Saturday, April 14, 2012
The Ides of April Eve
The Ides of March with Caesar's assassination has nothing on April 15th, but the events of the 15th were staged on the 14th. Within fifty years of each other, two major events happened that still reverberate now, a century or more later. One was the death of a single person, the other the deaths of more than 1500, but each still echo. So let's walk through history for a little while today.
Our first event that occurred on April 14th was the assassination of President Abraham Lincoln while he was sitting in a box at the Ford Theater watching a play with his wife. Although it is fairly universally supported that John Wilkes Booth actually pulled the trigger on the gun, the various conspiracy theories, bankroll theories, and other plausible points of view have made this a fascinating topic for writers for years. Lincoln died later, but the bullet happened today (many years ago, of course - LOL).
The second event that happened on the 14th of April was the sinking of the RMS Titanic. The iceberg hit the ship at 11:40 pm on the 14th of April, and less than three hours later the ship was beneath the waves with less than 800 people saved, less than the total number of the crew assigned to the ship. Why does Titanic hit the imaginations of people world-wide even now, 100 years later?
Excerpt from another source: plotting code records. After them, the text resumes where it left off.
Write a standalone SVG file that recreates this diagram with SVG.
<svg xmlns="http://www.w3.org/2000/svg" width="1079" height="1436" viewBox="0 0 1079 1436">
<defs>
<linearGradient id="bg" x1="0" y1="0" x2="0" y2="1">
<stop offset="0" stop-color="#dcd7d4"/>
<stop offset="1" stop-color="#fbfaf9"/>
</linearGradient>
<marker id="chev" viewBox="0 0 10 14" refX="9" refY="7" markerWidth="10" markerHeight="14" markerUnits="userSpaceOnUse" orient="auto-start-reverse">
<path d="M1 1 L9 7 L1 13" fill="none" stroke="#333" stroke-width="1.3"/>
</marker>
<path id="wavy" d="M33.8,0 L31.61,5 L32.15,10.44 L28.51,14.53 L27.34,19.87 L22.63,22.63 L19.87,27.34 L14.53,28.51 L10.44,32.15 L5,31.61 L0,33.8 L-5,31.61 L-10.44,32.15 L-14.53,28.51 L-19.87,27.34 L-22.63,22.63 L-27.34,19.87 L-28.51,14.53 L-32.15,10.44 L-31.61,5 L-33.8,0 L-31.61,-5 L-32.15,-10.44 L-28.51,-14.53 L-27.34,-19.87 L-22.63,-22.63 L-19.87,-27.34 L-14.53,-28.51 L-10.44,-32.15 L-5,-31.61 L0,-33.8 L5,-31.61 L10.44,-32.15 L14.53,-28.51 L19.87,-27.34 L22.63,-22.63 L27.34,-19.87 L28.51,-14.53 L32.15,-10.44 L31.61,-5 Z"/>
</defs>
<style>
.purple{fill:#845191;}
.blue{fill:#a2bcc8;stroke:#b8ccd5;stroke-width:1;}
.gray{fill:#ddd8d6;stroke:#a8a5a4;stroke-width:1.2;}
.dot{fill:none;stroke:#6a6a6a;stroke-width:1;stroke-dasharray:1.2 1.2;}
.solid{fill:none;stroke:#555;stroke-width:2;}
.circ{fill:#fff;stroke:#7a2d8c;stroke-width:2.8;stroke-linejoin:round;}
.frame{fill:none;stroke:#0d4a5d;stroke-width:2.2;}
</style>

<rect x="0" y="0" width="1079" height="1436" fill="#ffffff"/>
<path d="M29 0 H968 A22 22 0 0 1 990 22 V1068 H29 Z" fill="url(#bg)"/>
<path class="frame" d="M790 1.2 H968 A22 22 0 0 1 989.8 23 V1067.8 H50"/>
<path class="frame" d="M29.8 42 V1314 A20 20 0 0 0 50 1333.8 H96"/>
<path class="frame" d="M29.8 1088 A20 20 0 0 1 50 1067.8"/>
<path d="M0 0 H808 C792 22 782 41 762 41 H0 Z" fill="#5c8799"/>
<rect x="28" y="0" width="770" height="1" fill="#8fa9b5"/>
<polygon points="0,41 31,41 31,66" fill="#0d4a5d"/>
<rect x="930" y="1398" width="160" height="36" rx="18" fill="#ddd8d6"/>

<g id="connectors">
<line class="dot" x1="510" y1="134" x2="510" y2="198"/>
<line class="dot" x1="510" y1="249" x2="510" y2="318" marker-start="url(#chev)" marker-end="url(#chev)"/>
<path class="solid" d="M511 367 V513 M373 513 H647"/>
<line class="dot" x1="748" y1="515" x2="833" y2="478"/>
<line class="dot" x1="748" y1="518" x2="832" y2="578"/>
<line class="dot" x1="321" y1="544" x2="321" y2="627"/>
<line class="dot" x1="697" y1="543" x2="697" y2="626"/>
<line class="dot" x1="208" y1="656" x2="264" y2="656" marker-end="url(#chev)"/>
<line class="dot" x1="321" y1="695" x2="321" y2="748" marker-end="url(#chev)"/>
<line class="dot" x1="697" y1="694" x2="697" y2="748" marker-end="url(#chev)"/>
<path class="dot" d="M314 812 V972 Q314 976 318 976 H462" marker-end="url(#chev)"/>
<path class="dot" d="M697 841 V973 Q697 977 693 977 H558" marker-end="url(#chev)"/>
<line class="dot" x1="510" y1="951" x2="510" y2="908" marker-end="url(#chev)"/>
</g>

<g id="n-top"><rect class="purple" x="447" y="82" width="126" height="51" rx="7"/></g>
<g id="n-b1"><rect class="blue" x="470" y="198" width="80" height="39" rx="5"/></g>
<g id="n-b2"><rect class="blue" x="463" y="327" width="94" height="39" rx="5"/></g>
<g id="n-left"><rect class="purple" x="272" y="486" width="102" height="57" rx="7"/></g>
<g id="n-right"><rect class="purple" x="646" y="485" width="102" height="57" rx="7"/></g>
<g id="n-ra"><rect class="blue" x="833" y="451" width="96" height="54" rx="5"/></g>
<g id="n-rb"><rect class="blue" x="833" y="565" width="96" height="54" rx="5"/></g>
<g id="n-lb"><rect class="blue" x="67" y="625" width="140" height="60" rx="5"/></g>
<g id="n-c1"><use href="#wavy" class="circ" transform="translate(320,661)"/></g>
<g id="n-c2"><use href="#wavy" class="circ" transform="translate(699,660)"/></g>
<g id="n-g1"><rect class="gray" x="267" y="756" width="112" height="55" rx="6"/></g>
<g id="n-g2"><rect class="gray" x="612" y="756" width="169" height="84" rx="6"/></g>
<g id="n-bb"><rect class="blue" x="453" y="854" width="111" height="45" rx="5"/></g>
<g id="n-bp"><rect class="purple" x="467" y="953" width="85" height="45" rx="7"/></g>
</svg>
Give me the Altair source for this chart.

Although there are many reasons, I think it was the combination of the fact that it was so highly touted as being unsinkable, the notable people who were on board, the fact that it was her maiden voyage and sank only four days into that voyage. So many reasons. But underlying all of them is the fact that more than 1500 people, many of them almost unknown and poor, lost their lives that night. Don't forget them when you think about that magnificent ship.
What will you do today that may echo through the years to come? It could be something as simple as helping a child or painting a picture that will be given or sold to someone and become an heirloom. It could just be one small act that will have ripples you could never imagine. Act kindly today, and remember the dead.